Rows from a dataset of charts and code:
=-=-=
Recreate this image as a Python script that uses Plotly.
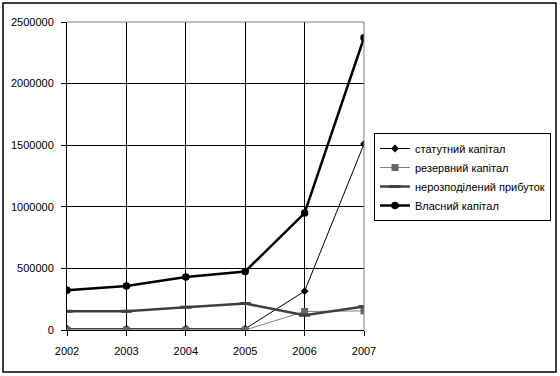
import plotly.graph_objects as go

years = [2002, 2003, 2004, 2005, 2006, 2007]
statutnyi = [10000, 10000, 10000, 10000, 315000, 1510000]
rezervnyi = [0, 0, 0, 0, 150000, 155000]
nerozpodilenyi = [152000, 152000, 185000, 215000, 120000, 190000]
vlasnyi = [323000, 358000, 431000, 475000, 949000, 2372000]
y_ticks = [0, 500000, 1000000, 1500000, 2000000, 2500000]

fig = go.Figure()
fig.add_trace(go.Scatter(x=years, y=statutnyi, name="статутний капітал", mode="lines+markers",
                         line=dict(color="black", width=1),
                         marker=dict(symbol="diamond", size=6, color="black")))
fig.add_trace(go.Scatter(x=years, y=rezervnyi, name="резервний капітал", mode="lines+markers",
                         line=dict(color="#808080", width=1),
                         marker=dict(symbol="square", size=7, color="#666666")))
fig.add_trace(go.Scatter(x=years, y=nerozpodilenyi, name="нерозподілений прибуток", mode="lines+markers",
                         line=dict(color="#404040", width=2.5),
                         marker=dict(symbol="line-ew", size=8, line=dict(color="#404040", width=3))))
fig.add_trace(go.Scatter(x=years, y=vlasnyi, name="Власний капітал", mode="lines+markers",
                         line=dict(color="black", width=2.5),
                         marker=dict(symbol="circle", size=7.5, color="black")))

L, R, T, B = 67, 196, 22, 46
pw, ph = 560 - L - R, 376 - T - B

fig.update_layout(
    template="none",
    width=560, height=376,
    margin=dict(l=L, r=R, t=T, b=B, autoexpand=False),
    paper_bgcolor="white", plot_bgcolor="white",
    font=dict(family="Liberation Sans, Arial, sans-serif", size=11, color="black"),
    showlegend=True,
    legend=dict(x=(374 - L) / pw, y=1 - (133 - T) / ph, xanchor="left", yanchor="top",
                bgcolor="white", bordercolor="black", borderwidth=1,
                font=dict(size=11), itemwidth=30, tracegroupgap=0),
    xaxis=dict(range=[2002, 2007], tickvals=years, ticktext=[str(y) for y in years],
               showgrid=True, gridcolor="black", gridwidth=1, automargin=False,
               showline=True, linecolor="black", linewidth=1,
               ticks="outside", ticklen=5, tickcolor="black", zeroline=False,
               ticklabelstandoff=6),
    yaxis=dict(range=[0, 2500000], tickvals=y_ticks, ticktext=[str(v) for v in y_ticks],
               showgrid=True, gridcolor="black", gridwidth=1, automargin=False,
               showline=True, linecolor="black", linewidth=1,
               ticks="outside", ticklen=5, tickcolor="black", zeroline=False,
               ticklabelstandoff=5),
)

fig.add_shape(type="line", xref="paper", yref="paper", x0=0, x1=1, y0=1, y1=1,
              line=dict(color="#808080", width=1))
fig.add_shape(type="line", xref="paper", yref="paper", x0=1, x1=1, y0=0, y1=1,
              line=dict(color="#808080", width=1))
fig.add_shape(type="rect", xref="paper", yref="paper",
              x0=(3 - L) / pw, x1=(556 - L) / pw,
              y0=1 - (372 - T) / ph, y1=1 - (3 - T) / ph,
              line=dict(color="black", width=1.5), layer="below")

fig.write_html("out.html", config={"displayModeBar": False},
               post_script="document.body.style.margin='0';document.body.style.padding='0';")
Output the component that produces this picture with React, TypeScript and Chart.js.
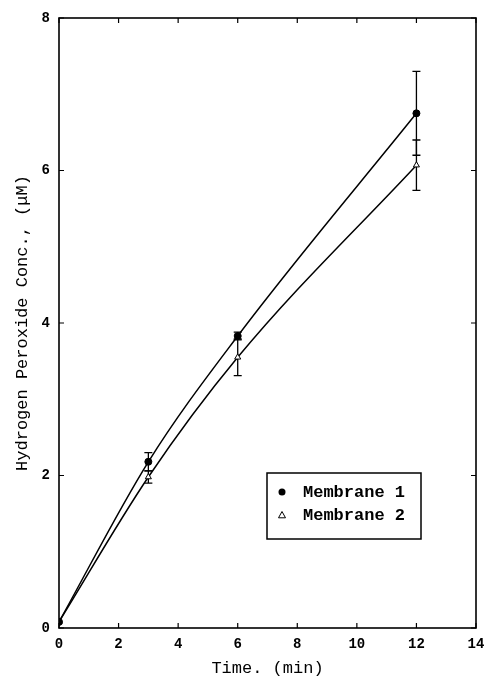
import React, { useEffect, useRef } from "react";
import { Chart, registerables } from "chart.js";

Chart.register(...registerables);

const timeMin = [0, 3, 6, 12];
const membrane1 = [0.08, 2.18, 3.83, 6.75];
const membrane1Err = [0, 0.12, 0.05, 0.55];
const membrane2 = [0.08, 1.98, 3.55, 6.07];
const membrane2Err = [0, 0.08, 0.24, 0.33];
const seriesLabels = ["Membrane 1", "Membrane 2"];
const xTitle = "Time. (min)";
const yTitle = "Hydrogen Peroxide Conc., (\u03BCM)";

const MONO = "'Liberation Mono', 'DejaVu Sans Mono', monospace";

const errorBarPlugin = {
  id: "errorBars",
  beforeDatasetsDraw(chart: any) {
    const ctx = chart.ctx;
    const xs = chart.scales.x;
    const ys = chart.scales.y;
    ctx.save();
    ctx.strokeStyle = "#000";
    ctx.lineWidth = 1.3;
    chart.data.datasets.forEach((ds: any) => {
      const errs: number[] = ds.errors || [];
      ds.data.forEach((p: any, i: number) => {
        const e = errs[i];
        if (!e) return;
        const px = xs.getPixelForValue(p.x);
        const y1 = ys.getPixelForValue(p.y + e);
        const y2 = ys.getPixelForValue(p.y - e);
        ctx.beginPath();
        ctx.moveTo(px, y1);
        ctx.lineTo(px, y2);
        ctx.moveTo(px - 4, y1);
        ctx.lineTo(px + 4, y1);
        ctx.moveTo(px - 4, y2);
        ctx.lineTo(px + 4, y2);
        ctx.stroke();
      });
    });
    ctx.restore();
  },
};

const frameTicksPlugin = {
  id: "frameTicks",
  afterDraw(chart: any) {
    const ctx = chart.ctx;
    const { left, right, top, bottom } = chart.chartArea;
    const xs = chart.scales.x;
    const ys = chart.scales.y;
    ctx.save();
    ctx.strokeStyle = "#000";
    ctx.lineWidth = 1.6;
    ctx.strokeRect(left, top, right - left, bottom - top);
    ctx.lineWidth = 1.2;
    const tl = 5;
    ys.ticks.forEach((t: any) => {
      const py = ys.getPixelForValue(t.value);
      ctx.beginPath();
      ctx.moveTo(left, py);
      ctx.lineTo(left + tl, py);
      ctx.moveTo(right, py);
      ctx.lineTo(right - tl, py);
      ctx.stroke();
    });
    xs.ticks.forEach((t: any) => {
      const px = xs.getPixelForValue(t.value);
      ctx.beginPath();
      ctx.moveTo(px, bottom);
      ctx.lineTo(px, bottom - tl);
      ctx.moveTo(px, top);
      ctx.lineTo(px, top + tl);
      ctx.stroke();
    });
    ctx.restore();
  },
};

const legendBoxPlugin = {
  id: "legendBox",
  afterDraw(chart: any) {
    const ctx = chart.ctx;
    const bx = 267;
    const by = 473;
    const bw = 154;
    const bh = 66;
    ctx.save();
    ctx.fillStyle = "#fff";
    ctx.fillRect(bx, by, bw, bh);
    ctx.strokeStyle = "#000";
    ctx.lineWidth = 1.5;
    ctx.strokeRect(bx, by, bw, bh);
    ctx.font = `bold 17px ${MONO}`;
    ctx.textBaseline = "middle";
    ctx.textAlign = "left";
    chart.data.datasets.forEach((ds: any, i: number) => {
      const cy = by + 19 + i * 23;
      const mx = bx + 15;
      ctx.lineWidth = 1;
      if (ds.pointStyle === "triangle") {
        const r = 3.5;
        ctx.beginPath();
        ctx.moveTo(mx, cy - r);
        ctx.lineTo(mx + r, cy + r * 0.8);
        ctx.lineTo(mx - r, cy + r * 0.8);
        ctx.closePath();
        ctx.fillStyle = "#fff";
        ctx.fill();
        ctx.stroke();
      } else {
        ctx.beginPath();
        ctx.arc(mx, cy, 3.5, 0, Math.PI * 2);
        ctx.fillStyle = "#000";
        ctx.fill();
      }
      ctx.fillStyle = "#000";
      ctx.fillText(ds.label, bx + 36, cy + 1);
    });
    ctx.restore();
  },
};

export default function App() {
  const canvasRef = useRef<HTMLCanvasElement | null>(null);

  useEffect(() => {
    const canvas = canvasRef.current;
    if (!canvas) return;
    const chart = new Chart(canvas, {
      type: "line",
      data: {
        datasets: [
          {
            label: seriesLabels[0],
            data: timeMin.map((t, i) => ({ x: t, y: membrane1[i] })),
            errors: membrane1Err,
            borderColor: "#000",
            borderWidth: 1.5,
            backgroundColor: "#000",
            pointStyle: "circle",
            pointRadius: 3.5,
            pointBorderWidth: 1,
            pointBackgroundColor: "#000",
            pointBorderColor: "#000",
            cubicInterpolationMode: "monotone",
            fill: false,
          } as any,
          {
            label: seriesLabels[1],
            data: timeMin.map((t, i) => ({ x: t, y: membrane2[i] })),
            errors: membrane2Err,
            borderColor: "#000",
            borderWidth: 1.5,
            backgroundColor: "#fff",
            pointStyle: "triangle",
            pointRadius: 3.5,
            pointBorderWidth: 1,
            pointBackgroundColor: "#fff",
            pointBorderColor: "#000",
            cubicInterpolationMode: "monotone",
            fill: false,
          } as any,
        ],
      },
      options: {
        responsive: false,
        animation: false,
        layout: { padding: { left: 0, top: 18, right: 11, bottom: 0 } },
        plugins: {
          legend: { display: false },
          tooltip: { enabled: false },
        },
        scales: {
          x: {
            type: "linear",
            min: 0,
            max: 14,
            grid: { display: false, drawTicks: false, tickLength: 0 },
            border: { display: false },
            ticks: {
              stepSize: 2,
              padding: 8,
              color: "#000",
              font: { family: MONO, size: 14, weight: "bold" },
              maxRotation: 0,
            },
            title: {
              display: true,
              text: xTitle,
              color: "#000",
              padding: { top: 0, bottom: 0 },
              font: { family: MONO, size: 17 },
            },
            afterFit: (s: any) => {
              s.height = 51;
              s.paddingLeft = 0;
              s.paddingRight = 0;
            },
          },
          y: {
            type: "linear",
            min: 0,
            max: 8,
            grid: { display: false, drawTicks: false, tickLength: 0 },
            border: { display: false },
            ticks: {
              stepSize: 2,
              padding: 9,
              color: "#000",
              font: { family: MONO, size: 14, weight: "bold" },
            },
            title: {
              display: true,
              text: yTitle,
              color: "#000",
              padding: { top: 12, bottom: 0 },
              font: { family: MONO, size: 17 },
            },
            afterFit: (s: any) => {
              s.width = 59;
              s.paddingTop = 0;
              s.paddingBottom = 0;
            },
          },
        },
      } as any,
      plugins: [errorBarPlugin, frameTicksPlugin, legendBoxPlugin],
    });
    return () => chart.destroy();
  }, []);

  return (
    <div style={{ position: "absolute", left: 0, top: 0, width: 487, height: 679, background: "#fff" }}>
      <canvas ref={canvasRef} width={487} height={679} style={{ display: "block" }} />
    </div>
  );
}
=-=-=
Determine how many lines of the entries above carry the string "React", and give that number alone.

### Full solution:
2